What to produce: Each line from the start of the records below through the line that contains "lishui = [4, 14, 23, 67, 231, 169]" should be printed exactly. Pictures are omitted.

======== Material to process

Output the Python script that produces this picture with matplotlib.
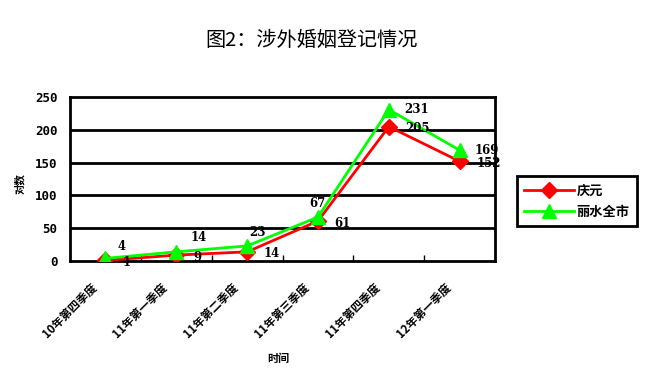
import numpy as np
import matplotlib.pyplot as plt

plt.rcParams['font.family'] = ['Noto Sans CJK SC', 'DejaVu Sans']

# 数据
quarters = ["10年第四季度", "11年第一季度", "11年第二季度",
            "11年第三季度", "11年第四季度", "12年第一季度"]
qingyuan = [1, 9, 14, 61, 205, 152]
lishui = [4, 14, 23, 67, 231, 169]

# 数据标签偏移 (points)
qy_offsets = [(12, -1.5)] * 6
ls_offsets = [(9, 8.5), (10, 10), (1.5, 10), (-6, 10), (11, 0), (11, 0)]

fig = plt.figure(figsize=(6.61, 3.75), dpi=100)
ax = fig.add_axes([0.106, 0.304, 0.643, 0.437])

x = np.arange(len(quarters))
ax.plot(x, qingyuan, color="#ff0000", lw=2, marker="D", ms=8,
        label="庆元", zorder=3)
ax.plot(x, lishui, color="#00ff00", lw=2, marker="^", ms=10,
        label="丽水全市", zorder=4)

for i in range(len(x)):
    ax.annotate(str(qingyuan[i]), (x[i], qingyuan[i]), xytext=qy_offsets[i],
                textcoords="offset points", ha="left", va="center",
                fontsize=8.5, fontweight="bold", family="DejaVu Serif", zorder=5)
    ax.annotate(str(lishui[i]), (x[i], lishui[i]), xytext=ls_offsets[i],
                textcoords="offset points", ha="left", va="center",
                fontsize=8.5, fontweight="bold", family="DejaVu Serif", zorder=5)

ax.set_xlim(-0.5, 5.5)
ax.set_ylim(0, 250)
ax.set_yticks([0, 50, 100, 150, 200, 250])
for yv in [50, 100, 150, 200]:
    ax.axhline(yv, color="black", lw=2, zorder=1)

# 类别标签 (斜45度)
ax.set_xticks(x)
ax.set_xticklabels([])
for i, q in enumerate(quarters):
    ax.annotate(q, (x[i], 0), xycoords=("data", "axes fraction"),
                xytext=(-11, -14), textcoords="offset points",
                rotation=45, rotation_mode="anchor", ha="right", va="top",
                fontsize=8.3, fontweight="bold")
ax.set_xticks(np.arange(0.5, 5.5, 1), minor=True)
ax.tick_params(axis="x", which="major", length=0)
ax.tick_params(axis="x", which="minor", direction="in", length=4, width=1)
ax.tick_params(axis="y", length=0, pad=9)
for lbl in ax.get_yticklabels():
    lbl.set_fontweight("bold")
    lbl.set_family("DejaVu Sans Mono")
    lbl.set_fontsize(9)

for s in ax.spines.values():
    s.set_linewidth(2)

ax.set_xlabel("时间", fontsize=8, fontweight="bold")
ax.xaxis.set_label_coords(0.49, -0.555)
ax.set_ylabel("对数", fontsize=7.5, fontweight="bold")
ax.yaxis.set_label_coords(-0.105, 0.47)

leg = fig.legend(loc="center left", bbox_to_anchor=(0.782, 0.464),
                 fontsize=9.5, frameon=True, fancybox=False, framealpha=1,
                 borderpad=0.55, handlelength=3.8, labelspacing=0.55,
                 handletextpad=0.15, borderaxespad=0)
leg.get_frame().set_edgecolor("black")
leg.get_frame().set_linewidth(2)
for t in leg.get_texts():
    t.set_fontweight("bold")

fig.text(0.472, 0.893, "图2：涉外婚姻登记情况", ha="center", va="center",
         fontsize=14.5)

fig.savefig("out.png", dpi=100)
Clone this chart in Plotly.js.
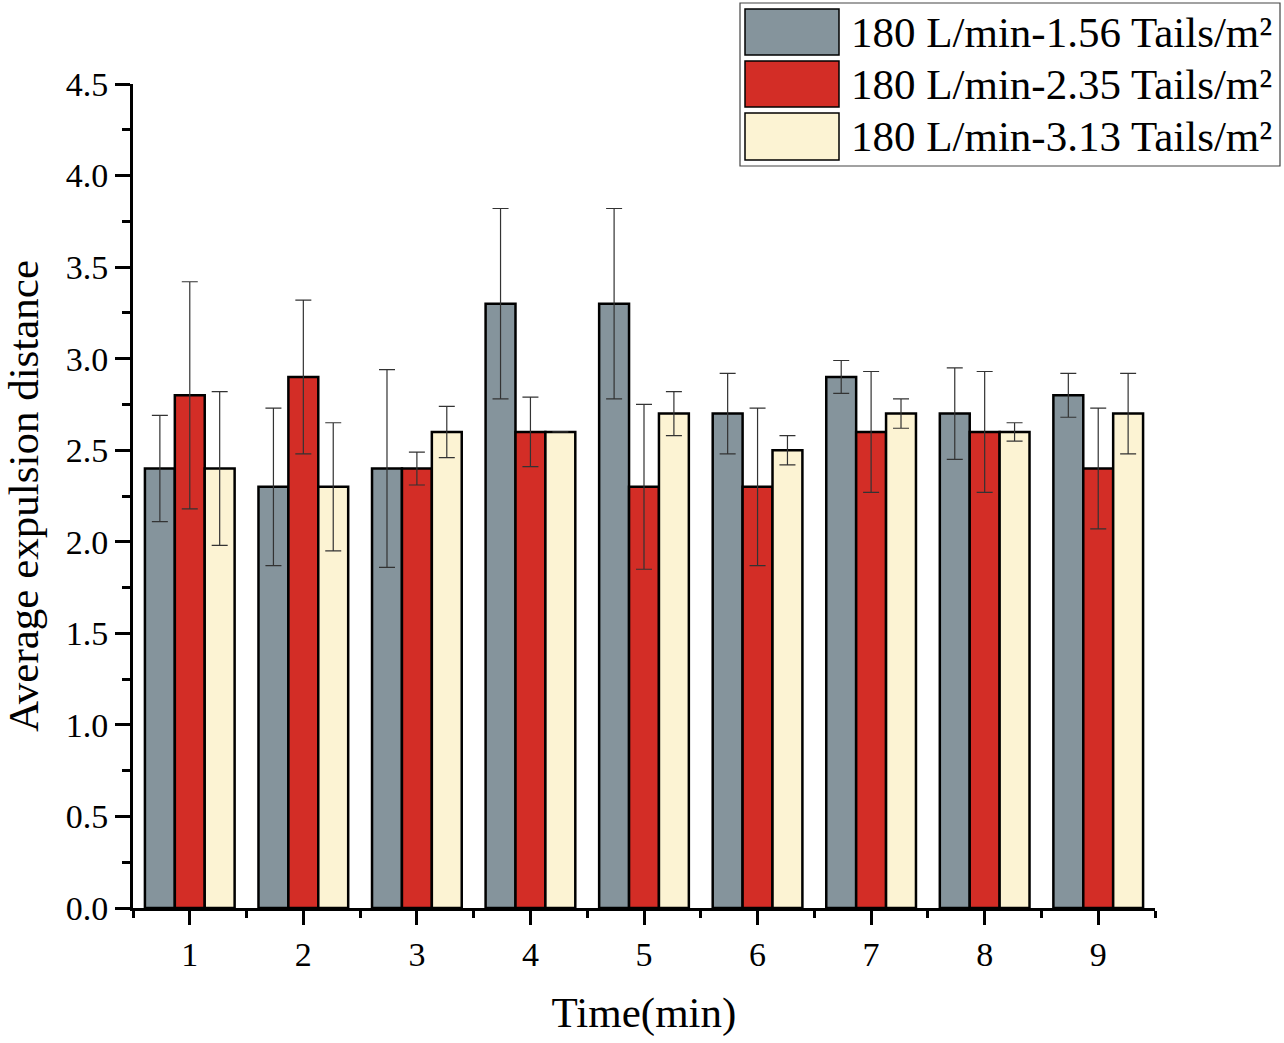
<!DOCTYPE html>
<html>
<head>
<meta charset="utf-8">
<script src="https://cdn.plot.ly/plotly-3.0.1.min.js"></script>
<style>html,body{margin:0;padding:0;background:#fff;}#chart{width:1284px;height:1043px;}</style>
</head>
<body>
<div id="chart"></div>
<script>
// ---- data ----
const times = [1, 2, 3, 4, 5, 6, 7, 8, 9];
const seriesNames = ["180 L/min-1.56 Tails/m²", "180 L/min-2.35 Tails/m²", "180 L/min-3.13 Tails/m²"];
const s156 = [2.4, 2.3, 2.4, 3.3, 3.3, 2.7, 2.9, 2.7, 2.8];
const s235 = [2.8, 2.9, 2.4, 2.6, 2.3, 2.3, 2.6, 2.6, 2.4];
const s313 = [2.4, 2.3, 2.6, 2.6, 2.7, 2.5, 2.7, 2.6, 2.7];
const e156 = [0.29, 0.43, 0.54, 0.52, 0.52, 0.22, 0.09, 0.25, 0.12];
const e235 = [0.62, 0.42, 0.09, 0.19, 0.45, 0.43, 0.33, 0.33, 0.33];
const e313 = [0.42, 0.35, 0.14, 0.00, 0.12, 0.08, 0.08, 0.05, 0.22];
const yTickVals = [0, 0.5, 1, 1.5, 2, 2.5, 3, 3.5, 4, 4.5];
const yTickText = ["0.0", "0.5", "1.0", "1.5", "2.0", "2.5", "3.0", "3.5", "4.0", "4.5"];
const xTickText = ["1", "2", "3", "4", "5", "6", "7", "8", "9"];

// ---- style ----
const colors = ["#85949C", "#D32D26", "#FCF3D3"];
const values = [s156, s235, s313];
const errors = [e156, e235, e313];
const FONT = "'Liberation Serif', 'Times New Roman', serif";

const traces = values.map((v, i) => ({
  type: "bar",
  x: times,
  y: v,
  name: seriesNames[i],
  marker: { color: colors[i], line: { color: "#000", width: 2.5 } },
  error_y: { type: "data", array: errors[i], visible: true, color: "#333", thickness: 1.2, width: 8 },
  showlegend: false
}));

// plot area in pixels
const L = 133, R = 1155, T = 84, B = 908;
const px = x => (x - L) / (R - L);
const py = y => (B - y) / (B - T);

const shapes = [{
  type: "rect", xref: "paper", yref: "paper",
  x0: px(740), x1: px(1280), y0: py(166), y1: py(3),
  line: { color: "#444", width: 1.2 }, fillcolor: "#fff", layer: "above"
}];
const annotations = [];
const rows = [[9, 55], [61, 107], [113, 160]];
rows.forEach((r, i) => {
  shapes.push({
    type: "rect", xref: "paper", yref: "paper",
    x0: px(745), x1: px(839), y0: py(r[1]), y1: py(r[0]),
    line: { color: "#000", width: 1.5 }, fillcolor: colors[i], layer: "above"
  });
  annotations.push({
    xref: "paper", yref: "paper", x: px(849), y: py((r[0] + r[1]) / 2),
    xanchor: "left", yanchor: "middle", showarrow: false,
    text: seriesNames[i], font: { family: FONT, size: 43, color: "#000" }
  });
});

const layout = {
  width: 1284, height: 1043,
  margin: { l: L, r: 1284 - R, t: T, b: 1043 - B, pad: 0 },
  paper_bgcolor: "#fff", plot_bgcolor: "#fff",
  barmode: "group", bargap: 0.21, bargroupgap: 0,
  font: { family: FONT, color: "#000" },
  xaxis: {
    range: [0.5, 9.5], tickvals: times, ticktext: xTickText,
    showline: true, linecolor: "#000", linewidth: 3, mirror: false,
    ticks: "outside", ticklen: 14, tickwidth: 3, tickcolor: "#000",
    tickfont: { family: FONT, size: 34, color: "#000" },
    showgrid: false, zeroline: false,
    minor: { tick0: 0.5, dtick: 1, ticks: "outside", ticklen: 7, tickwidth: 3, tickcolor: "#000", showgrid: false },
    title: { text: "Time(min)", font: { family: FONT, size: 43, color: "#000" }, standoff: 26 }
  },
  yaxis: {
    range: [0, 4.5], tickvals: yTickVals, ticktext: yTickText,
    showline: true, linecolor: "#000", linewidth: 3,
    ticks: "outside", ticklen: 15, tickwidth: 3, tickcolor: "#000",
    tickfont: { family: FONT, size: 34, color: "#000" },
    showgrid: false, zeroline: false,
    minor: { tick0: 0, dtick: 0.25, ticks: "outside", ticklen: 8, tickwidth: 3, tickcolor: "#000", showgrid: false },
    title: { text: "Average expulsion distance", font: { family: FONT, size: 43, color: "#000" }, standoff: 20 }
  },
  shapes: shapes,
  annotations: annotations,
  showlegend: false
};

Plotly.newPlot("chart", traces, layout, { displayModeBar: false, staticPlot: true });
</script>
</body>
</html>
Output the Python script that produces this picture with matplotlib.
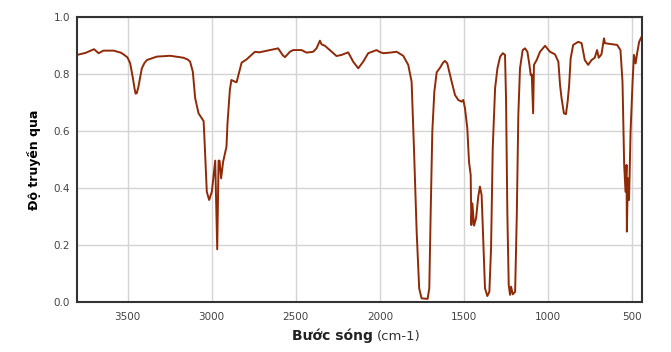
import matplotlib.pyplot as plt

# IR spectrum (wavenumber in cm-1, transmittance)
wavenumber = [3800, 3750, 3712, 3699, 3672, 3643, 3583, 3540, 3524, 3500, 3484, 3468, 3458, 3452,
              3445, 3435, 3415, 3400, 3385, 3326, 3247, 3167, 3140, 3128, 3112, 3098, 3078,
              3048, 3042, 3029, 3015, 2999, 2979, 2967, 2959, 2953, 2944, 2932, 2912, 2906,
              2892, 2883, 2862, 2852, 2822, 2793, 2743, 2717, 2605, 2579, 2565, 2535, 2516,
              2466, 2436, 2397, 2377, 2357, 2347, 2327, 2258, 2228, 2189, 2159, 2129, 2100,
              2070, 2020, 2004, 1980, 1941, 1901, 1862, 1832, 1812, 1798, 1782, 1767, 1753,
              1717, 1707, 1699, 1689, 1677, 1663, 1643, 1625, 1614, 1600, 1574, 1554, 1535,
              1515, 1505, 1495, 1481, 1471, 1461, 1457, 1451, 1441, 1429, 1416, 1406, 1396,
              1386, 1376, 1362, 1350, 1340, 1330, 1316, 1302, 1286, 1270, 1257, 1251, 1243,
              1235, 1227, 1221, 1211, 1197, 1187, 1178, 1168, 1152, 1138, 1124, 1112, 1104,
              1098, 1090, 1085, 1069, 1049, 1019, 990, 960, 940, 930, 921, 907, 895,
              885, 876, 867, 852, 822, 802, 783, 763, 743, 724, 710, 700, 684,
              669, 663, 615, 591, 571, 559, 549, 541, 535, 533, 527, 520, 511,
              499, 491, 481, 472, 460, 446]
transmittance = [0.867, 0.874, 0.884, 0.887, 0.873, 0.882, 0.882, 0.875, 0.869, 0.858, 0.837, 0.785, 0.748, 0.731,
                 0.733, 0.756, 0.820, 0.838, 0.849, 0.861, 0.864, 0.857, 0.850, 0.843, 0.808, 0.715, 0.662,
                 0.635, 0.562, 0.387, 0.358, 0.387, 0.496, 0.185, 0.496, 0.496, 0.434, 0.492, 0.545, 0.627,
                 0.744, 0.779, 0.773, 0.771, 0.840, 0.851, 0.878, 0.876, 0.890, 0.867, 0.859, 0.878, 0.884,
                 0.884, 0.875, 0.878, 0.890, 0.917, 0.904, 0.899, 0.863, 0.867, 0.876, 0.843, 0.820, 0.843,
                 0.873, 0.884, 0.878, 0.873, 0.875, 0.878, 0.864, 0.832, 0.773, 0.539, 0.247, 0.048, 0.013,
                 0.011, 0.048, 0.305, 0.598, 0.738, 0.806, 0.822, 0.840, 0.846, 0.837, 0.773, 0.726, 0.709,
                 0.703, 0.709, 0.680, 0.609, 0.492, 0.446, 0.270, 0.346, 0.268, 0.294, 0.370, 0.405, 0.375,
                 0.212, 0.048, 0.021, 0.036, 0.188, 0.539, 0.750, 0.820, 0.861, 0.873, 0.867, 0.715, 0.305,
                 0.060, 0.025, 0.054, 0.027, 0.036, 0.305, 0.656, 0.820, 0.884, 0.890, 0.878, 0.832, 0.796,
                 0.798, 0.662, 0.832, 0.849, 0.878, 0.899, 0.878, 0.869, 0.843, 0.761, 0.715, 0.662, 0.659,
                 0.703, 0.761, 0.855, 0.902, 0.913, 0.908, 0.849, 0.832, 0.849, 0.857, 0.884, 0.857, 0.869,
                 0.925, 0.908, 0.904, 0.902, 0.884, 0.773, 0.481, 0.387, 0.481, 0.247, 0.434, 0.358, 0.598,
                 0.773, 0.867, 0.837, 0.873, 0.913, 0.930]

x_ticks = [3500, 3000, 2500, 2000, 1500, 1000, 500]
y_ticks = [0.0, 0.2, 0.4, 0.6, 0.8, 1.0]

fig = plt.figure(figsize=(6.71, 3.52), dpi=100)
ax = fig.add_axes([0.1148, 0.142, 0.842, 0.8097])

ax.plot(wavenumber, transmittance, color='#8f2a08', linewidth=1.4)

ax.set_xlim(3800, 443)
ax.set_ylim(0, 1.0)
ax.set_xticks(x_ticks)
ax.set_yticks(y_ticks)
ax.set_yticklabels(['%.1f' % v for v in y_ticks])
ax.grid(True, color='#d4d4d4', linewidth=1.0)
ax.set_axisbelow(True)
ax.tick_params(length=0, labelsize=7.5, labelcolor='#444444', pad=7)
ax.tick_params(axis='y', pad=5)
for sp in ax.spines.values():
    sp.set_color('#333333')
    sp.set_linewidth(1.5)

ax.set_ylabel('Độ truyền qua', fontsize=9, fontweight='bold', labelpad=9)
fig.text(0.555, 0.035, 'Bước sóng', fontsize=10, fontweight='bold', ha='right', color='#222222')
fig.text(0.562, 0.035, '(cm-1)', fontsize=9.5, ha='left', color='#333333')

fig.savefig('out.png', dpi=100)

================

Result of the exercise:
Output the Python script that produces this picture with matplotlib.
import numpy as np
import matplotlib.pyplot as plt

plt.rcParams['font.family'] = ['Noto Sans CJK SC', 'DejaVu Sans']

# 数据
quarters = ["10年第四季度", "11年第一季度", "11年第二季度",
            "11年第三季度", "11年第四季度", "12年第一季度"]
qingyuan = [1, 9, 14, 61, 205, 152]
lishui = [4, 14, 23, 67, 231, 169]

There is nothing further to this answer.